SHORT PROBLEM:
From the listing below, output the lines between the one with "Emit a Python" and the one with "import pandas as pd", including those two, and nothing else. Pictures are not copied.

[Begin SUPPLIED DATA]

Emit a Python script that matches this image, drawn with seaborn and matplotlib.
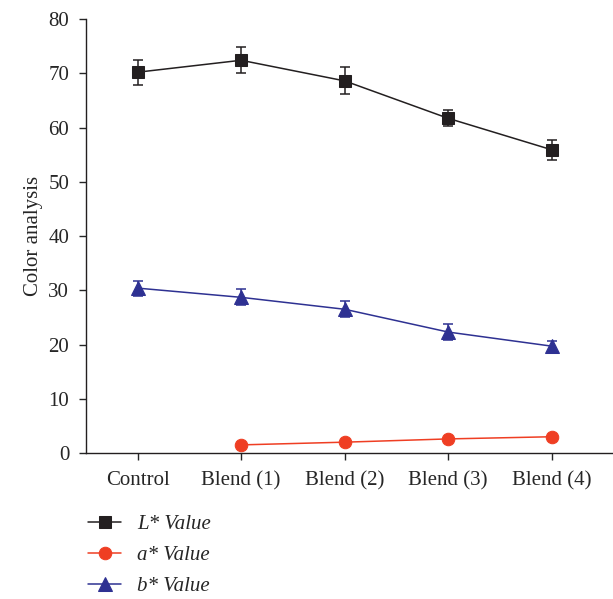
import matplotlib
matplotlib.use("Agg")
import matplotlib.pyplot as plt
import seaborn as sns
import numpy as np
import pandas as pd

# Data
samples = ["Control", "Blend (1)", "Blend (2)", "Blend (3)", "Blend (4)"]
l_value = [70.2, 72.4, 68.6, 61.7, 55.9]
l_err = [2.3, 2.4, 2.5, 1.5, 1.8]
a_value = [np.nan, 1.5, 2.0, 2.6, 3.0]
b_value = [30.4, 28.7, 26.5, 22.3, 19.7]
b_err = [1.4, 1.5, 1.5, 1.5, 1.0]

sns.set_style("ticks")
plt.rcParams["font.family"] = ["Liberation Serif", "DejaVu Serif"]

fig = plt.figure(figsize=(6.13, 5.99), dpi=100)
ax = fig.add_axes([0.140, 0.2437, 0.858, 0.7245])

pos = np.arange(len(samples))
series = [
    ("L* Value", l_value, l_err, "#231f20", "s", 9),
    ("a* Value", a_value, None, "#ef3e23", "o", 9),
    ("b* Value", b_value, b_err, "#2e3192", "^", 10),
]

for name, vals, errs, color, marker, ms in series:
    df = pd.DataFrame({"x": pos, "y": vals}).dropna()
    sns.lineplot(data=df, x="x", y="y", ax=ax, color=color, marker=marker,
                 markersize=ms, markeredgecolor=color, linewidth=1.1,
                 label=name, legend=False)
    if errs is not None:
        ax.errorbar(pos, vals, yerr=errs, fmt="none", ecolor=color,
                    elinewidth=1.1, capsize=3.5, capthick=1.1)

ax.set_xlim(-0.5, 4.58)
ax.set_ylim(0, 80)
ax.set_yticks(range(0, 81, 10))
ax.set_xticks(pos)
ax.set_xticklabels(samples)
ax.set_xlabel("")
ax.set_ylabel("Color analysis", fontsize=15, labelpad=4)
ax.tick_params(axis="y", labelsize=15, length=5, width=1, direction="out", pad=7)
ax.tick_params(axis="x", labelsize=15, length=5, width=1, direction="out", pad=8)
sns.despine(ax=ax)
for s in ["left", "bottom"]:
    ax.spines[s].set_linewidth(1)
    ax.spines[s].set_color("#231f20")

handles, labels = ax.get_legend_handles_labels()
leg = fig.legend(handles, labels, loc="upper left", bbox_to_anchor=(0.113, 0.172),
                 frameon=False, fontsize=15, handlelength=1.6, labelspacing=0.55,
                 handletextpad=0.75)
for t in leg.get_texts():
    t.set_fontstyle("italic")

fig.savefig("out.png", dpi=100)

[End SUPPLIED DATA]
[Begin SUPPLIED DATA]

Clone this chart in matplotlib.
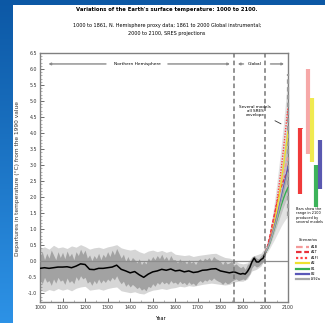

[End SUPPLIED DATA]
[Begin SUPPLIED DATA]

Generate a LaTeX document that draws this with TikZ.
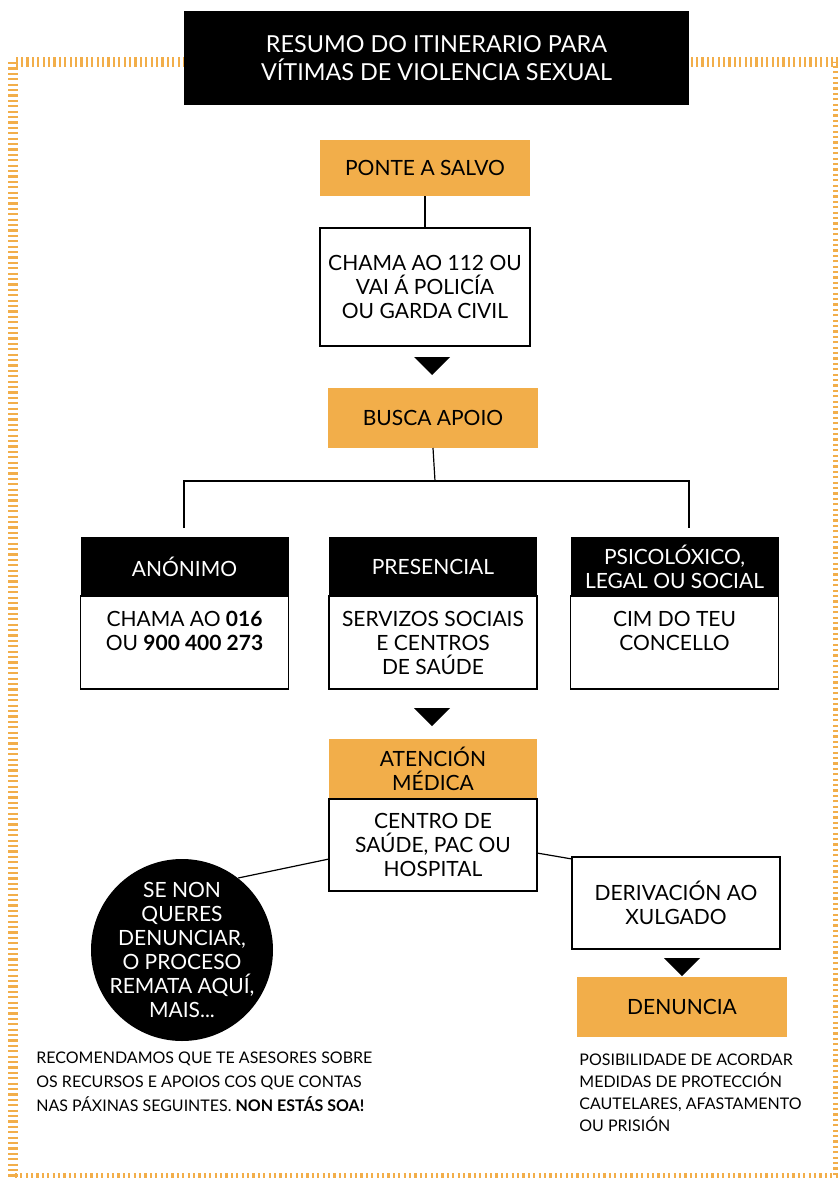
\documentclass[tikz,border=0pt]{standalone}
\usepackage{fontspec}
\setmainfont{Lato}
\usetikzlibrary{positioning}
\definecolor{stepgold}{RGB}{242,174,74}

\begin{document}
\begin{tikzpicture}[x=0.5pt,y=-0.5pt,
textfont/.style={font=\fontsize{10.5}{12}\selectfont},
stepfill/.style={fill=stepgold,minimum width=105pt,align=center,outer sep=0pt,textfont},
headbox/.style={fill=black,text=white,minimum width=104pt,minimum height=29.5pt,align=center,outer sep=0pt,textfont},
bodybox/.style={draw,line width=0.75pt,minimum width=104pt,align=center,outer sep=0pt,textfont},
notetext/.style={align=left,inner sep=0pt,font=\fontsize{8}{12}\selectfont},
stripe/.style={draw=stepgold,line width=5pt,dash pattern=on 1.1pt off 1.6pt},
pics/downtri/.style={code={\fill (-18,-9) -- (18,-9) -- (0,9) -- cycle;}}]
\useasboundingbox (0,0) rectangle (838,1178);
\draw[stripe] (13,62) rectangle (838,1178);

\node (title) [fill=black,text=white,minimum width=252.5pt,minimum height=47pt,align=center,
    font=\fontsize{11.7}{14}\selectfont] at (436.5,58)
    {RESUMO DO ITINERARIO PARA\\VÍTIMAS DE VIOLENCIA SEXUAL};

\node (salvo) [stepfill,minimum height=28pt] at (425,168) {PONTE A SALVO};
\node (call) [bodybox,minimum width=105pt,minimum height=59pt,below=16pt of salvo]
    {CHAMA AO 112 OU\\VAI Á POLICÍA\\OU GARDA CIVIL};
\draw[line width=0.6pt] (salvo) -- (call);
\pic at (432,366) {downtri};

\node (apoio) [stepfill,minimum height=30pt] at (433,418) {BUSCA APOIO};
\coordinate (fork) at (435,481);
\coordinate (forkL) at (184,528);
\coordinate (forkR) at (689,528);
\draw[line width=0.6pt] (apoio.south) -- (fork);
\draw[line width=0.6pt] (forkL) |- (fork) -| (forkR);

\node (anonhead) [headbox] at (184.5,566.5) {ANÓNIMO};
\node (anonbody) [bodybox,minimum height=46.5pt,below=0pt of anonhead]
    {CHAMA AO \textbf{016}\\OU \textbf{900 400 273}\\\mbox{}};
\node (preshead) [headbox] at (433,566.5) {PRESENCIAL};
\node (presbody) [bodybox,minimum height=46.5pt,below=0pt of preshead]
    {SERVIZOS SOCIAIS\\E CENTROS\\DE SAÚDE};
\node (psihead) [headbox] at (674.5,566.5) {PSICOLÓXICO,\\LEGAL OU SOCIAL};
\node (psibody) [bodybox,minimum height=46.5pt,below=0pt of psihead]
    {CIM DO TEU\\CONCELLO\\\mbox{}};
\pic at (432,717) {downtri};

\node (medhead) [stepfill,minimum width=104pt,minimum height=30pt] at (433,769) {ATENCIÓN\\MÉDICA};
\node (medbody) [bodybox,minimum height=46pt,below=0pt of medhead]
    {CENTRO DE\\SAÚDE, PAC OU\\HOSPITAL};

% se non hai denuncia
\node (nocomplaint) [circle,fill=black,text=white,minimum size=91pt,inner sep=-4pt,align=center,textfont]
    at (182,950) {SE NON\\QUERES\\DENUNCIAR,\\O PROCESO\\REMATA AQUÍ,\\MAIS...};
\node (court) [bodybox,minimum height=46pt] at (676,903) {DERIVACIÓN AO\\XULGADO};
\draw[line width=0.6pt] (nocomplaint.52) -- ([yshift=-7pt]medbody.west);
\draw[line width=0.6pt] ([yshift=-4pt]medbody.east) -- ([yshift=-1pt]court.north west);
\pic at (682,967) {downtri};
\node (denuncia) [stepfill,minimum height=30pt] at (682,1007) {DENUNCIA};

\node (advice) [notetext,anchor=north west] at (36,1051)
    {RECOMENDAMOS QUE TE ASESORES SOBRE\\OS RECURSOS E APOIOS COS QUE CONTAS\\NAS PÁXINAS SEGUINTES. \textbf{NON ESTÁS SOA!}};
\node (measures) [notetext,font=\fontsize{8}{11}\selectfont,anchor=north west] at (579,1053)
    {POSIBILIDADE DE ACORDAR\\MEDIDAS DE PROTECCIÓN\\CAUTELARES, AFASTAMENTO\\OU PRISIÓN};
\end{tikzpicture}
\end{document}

[End SUPPLIED DATA]

TASK ANSWER:
Emit a Python script that matches this image, drawn with seaborn and matplotlib.
import matplotlib
matplotlib.use("Agg")
import matplotlib.pyplot as plt
import seaborn as sns
import numpy as np
import pandas as pd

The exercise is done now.